Cambodia Asks U.K. Cultural Institutions to Return Looted Statues
British museums contain hundreds of allegedly stolen temple treasures
For decades, Cambodians lived under the iron fist of the Khmer Rouge—a radical communist regime that decimated the country’s professional and technical classes and killed an estimated 2 million Cambodians during its official rule from 1975 to 1979. Through the 1990s, a ring of the movement’s leaders mercilessly looted cultural treasures, and hundreds of priceless statues and temple items were sold off and removed from the country.
Now, the Cambodian government says many of those artifacts are currently in possession of the United Kingdom—and they want their artwork back.
BBC News’ Celia Hatton reports that Cambodian culture minister Phoeurng Sackona recently asked Britain to investigate the provenance of Cambodian artifacts in the British Museum and the Victoria and Albert (V&A) Museum in London.
There are over 100 Cambodian cultural properties in the British Museum, and over 50 in the V&A, the Art Newspaper’s Gareth Harris writes.
In a statement to the Art Newspaper, museum officials said that determining provenance has been “an integral part of the museum’s acquisition process for decades” and that it will “carefully and respectfully” consider any requests from the Cambodian government. The V&A told the Art Newspaper that provenance information about objects of Cambodian origin has been online for years.
Brad Gordon, an attorney who heads the Cambodian Ministry of Culture’s investigations team, tells BBC News that the pieces were exported without permission or proper documentation, adding that the museums “are in receipt of stolen property and the stolen property needs to come back.” The museums “shouldn’t have accepted these pieces,” Gordon says.
Though there aren’t any current plans to litigate, the attorney says the removal of these statues from Cambodia could be considered a war crime under the Hague Convention. After the horrors of World War II, widespread looting among them, over 100 countries convened at the Hague in the Netherlands in 1954 to discuss how to protect cultural property during future wars. In Article 4 of the treaty that emerged from the convention, its signatories pledged to prevent the theft or pillaging of cultural items during armed conflicts. Both the United Kingdom and Cambodia signed on to the agreement.
Many Cambodian looters removed and sold cultural items out of duress. Last year, the New York Times’ Tom Mashberg spoke with a former smuggler named Toek Tik who described how, as a teenager forced to murder civilians under Khmer Rouge orders, he bartered items from an ancient temple in exchange for clothing. He went on to helm a smuggling ring devoted to temple looting. The BBC also spoke with former smugglers who were able to pick out the exact items they looted in the British Museum and V&A catalogues.

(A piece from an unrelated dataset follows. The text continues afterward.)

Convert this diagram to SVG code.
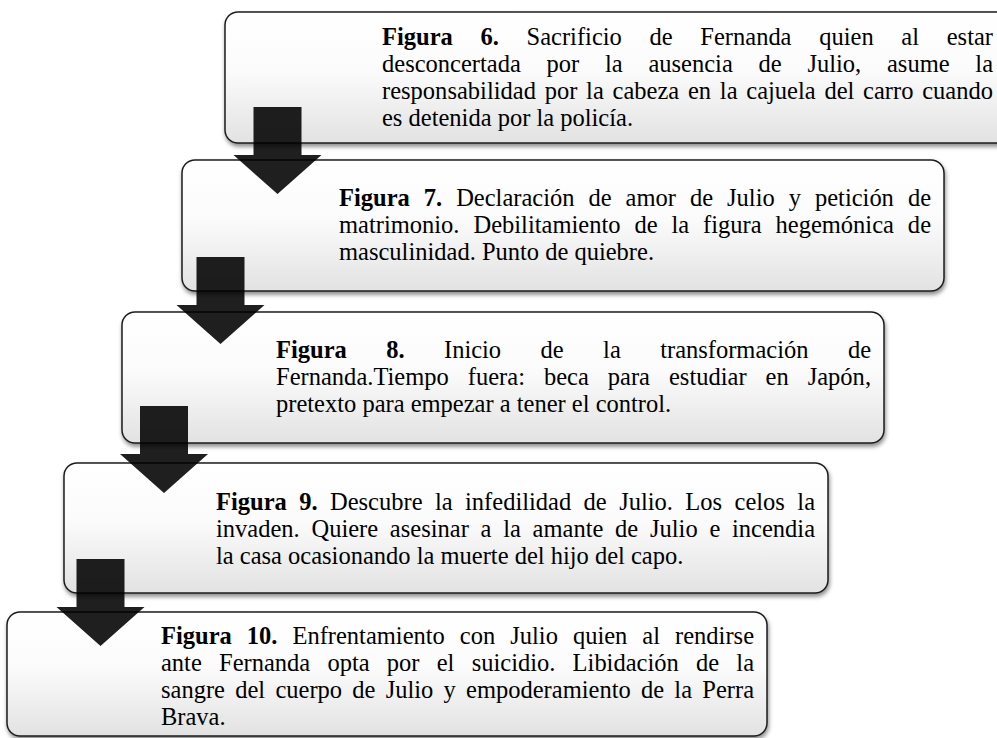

A number of these smugglers allegedly worked with Douglas Latchford. Though the British art dealer denied any wrongdoing, he was indicted in 2019 by the U.S. Department of Justice for trafficking Cambodian antiquities.
Latchford was never brought to justice, and died in Bangkok in 2020 just months after he was indicted. His daughter, Nawapan Kriangsak, returned her father’s collection of Cambodian art, worth $50 million, to Cambodia in February 2021.
More evidence came to light when the Pandora Papers—a cache of 11.9 million documents detailing the dubious business practices of the world’s wealthiest—were published by the International Consortium of Investigative Journalists after a leak by an undisclosed individual. The papers appear to show that Latchford concealed his questionable dealings through offshore trusts in tax havens.
Other museums have also started to reassess their Latchford-acquired holdings, the Metropolitan Museum of Art and the Cleveland Museum of art among them, per ARTnews’ Alex Greenberger. In November, the Denver Art Museum deaccessionedfour artifacts connected to the dealer.
For Cambodians, this repatriation effort is about more than giving art back to its rightful owner. Sopheap Meas, an archaeologist on the Cambodian Ministry of Culture’s investigative team, tells the BBC that Cambodians believe temple statues can contain the souls of gods and kings, and that seeing the statues broken up makes her “nauseous.”
“…when the head was cut and the foot, the leg was destroyed, it’s just like people and somebody cut off their heads,” she says.
Former looters feel similar anguish. Toek Tik tells the New York Times “I regret what I did. I want the gods to come home.”